Begin with the first line of the listing and quote every line through the one containing "from matplotlib.lines import Line2D"; give only those lines.

[Dataset excerpt]

[start]

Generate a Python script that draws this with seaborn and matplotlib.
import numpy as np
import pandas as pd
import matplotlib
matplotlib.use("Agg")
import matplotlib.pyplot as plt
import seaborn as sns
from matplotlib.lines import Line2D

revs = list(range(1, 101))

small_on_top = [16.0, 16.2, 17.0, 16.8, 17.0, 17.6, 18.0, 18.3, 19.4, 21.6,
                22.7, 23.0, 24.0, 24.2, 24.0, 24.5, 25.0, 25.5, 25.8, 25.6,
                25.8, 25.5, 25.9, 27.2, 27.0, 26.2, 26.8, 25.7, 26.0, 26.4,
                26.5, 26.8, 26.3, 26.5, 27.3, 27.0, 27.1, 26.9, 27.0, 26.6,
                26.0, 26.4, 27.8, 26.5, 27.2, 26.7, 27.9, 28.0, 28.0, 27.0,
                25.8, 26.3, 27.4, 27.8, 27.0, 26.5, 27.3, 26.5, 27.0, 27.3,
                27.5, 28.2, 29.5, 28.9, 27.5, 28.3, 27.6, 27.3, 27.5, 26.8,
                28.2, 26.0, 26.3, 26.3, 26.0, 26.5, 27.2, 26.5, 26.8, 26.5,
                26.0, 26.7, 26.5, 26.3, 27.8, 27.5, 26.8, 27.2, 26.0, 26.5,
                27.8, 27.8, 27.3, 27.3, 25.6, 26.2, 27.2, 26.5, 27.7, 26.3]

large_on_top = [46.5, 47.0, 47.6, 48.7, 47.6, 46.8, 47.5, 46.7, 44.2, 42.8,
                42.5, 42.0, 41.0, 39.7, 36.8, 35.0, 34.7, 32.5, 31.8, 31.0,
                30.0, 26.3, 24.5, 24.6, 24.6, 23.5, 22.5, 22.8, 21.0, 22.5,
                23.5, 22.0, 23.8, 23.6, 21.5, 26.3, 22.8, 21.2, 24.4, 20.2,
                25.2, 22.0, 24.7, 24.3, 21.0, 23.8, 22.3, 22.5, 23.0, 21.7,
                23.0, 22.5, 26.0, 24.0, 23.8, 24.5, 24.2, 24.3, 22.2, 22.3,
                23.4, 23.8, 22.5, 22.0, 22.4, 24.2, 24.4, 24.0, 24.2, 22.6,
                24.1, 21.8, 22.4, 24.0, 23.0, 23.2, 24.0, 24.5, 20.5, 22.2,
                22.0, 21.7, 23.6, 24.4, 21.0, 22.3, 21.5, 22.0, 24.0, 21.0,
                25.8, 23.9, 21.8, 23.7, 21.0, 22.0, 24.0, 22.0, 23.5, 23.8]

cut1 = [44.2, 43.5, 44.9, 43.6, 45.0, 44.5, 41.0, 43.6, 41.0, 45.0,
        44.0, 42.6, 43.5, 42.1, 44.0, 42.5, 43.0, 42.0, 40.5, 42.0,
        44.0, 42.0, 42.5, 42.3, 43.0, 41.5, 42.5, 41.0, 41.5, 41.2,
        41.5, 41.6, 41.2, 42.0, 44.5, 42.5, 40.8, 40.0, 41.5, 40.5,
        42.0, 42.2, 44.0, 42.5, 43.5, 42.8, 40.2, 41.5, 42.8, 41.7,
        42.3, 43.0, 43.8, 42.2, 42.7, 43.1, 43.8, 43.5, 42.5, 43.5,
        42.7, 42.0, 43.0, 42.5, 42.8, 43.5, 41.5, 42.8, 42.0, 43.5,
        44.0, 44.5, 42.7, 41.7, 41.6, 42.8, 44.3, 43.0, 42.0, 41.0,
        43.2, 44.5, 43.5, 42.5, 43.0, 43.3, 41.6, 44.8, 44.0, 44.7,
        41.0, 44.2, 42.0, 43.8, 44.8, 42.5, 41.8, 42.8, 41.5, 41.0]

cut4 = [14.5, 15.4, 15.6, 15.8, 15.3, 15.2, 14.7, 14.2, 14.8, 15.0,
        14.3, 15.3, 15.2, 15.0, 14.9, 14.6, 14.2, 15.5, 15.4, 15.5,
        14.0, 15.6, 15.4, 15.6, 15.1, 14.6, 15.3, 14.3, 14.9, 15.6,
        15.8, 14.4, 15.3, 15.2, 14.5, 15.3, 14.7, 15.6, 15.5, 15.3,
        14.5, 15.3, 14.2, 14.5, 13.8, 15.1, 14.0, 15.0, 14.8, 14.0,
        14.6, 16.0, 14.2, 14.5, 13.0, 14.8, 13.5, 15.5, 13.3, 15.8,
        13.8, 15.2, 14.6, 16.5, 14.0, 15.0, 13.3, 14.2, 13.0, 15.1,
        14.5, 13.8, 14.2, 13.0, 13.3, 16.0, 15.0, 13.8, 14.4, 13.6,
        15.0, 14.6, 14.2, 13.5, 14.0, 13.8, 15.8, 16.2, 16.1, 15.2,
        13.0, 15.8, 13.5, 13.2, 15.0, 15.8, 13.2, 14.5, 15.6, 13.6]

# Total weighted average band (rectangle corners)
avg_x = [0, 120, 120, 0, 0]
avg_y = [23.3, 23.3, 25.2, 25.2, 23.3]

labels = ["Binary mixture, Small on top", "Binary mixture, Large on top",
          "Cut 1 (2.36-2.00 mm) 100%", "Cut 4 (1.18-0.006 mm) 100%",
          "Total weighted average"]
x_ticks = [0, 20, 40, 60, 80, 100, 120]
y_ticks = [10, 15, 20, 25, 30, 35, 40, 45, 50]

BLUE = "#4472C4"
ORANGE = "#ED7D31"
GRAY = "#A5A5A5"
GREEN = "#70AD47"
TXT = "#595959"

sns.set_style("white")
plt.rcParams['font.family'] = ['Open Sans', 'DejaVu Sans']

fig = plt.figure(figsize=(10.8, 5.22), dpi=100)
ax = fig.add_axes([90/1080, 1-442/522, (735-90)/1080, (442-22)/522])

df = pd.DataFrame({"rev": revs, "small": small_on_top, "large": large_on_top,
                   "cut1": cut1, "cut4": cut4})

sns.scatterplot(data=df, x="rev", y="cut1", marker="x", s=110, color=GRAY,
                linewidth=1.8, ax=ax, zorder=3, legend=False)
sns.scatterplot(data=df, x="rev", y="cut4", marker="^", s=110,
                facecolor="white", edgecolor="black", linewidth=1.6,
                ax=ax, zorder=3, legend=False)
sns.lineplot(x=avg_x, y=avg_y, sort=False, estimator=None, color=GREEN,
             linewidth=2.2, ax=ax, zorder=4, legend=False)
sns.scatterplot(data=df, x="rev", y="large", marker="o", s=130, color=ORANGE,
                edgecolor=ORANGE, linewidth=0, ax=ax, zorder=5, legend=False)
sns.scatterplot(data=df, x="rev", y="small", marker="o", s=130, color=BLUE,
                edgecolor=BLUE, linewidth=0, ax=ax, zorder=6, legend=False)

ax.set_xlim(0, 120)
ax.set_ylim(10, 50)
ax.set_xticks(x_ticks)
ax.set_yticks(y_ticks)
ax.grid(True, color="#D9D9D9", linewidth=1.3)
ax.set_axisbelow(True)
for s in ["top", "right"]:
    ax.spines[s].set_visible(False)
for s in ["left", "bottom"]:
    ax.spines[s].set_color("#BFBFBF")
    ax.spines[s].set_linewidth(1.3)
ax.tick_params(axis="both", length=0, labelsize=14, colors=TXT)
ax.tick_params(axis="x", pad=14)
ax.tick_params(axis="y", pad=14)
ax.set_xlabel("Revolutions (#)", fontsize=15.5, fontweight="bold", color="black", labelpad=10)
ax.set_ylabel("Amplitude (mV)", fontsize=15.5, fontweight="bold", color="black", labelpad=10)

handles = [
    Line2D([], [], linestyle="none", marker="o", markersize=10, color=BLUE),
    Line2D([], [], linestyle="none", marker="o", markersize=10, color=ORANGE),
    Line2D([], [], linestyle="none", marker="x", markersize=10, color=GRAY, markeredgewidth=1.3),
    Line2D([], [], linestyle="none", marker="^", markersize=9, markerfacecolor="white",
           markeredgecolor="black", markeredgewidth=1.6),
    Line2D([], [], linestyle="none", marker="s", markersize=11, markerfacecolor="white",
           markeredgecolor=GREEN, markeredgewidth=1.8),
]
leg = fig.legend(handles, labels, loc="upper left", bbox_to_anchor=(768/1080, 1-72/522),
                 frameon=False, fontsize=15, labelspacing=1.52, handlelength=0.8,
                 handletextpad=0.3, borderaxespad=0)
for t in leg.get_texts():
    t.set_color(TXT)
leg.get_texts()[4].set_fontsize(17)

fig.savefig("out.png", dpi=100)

[end]

[Problem solution]
Generate a Python script that draws this with seaborn and matplotlib.
import numpy as np
import pandas as pd
import matplotlib
matplotlib.use("Agg")
import matplotlib.pyplot as plt
import seaborn as sns
from matplotlib.lines import Line2D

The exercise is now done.